This problem has been seen with at least: gcc version 4.8.2 20131212 (Red Hat 4.8.2-7) (GCC) and gcc version 4.8.2 (Ubuntu 4.8.2-16ubuntu4) so I believe it to be an upstream problem. This problem has only been observed to happen on 32bit compilations. There doesn't seem to be a problem with 64bit. Consider this code: ==> get-value.h <== double get_value (void); ==> get-value.c <== #include "get-value.h" #include <stdint.h> int x = 1; double get_value (void) { return x / 1e6; } ==> main.c <== #include "get-value.h" #include <stdlib.h> int main (void) { double a, b; a = get_value (); b = get_value (); if (a != b) abort (); return 0; } and build it with -O2 -m32. You will get an abort. The reason for this is because the return value of the get_value() function comes via a floating point register. These registers have a higher precision than IEEE double. The spec permits "extra range and precision": """ 8 Except for assignment and cast (which remove all extra range and precision), the values of operations with floating operands and values subject to the usual arithmetic conversions and of floating constants are evaluated to a format whose range and precision may be greater than required by the type. """ It seems that GCC is failing to remove the extra precision on the assignment "b = get_value();". Indeed, looking at the code that is output: call get_value movsd %xmm0, 8(%rsp) call get_value movsd 8(%rsp), %xmm1 ucomisd %xmm0, %xmm1 we see that the first call has the return value stored in memory, but the comparison uses the value from the second call directly, without truncating the precision. Adding 'volatile' to the local variables involved is an effective workaround for the problem.
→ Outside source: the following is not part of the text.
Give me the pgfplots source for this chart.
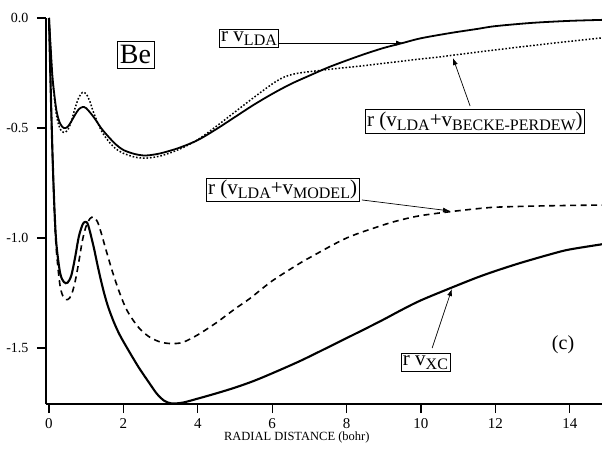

Use -fexcess-precision=standard or -std=c99 if you want the slower, but standard conforming, rounds to get rid of excess precision.
Why is this violation of standards treated in a special way? Quoting from gcc's manpage: -ffast-math Sets -fno-math-errno, -funsafe-math-optimizations, -ffinite-math-only, -fno-rounding-math, -fno-signaling-nans and -fcx-limited-range. This option causes the preprocessor macro "__FAST_MATH__" to be defined. This option is not turned on by any -O option besides -Ofast since it can result in incorrect output for programs that depend on an exact implementation of IEEE or ISO rules/specifications for math functions. It may, however, yield faster code for programs that do not require the guarantees of these specifications. It seems that the logic about "since it can result in incorrect output for programs that depend on an exact implementation of IEEE or ISO rules/specifications" should be equally applied here. ie: default should be to follow the standards, and maybe have 'fast' mode enabled if the user gives -ffast-math.
(In reply to Ryan Lortie from comment #2) > Why is this violation of standards treated in a special way? Because it slows down things way too much. Much better is just to use -msse2 -mfpmath=sse if you really need to use 32-bit programs and have at least SSE2 capable CPU, i387 floating point stack has tons of issues.
It seems like a good solution to this problem might be to enable -mfpmath=sse by default on arches where SSE is known to be supported and -fexcess-precision=standard otherwise. If people want their binaries to be backwards compatible to machines before the pentium3 then they can pay the price in performance -- at least we would not be violating the standard. This would be nicely mixed with an appeal to distributions to bring their default -march= flag a bit more up to date...
I think this is another duplicate of pr323.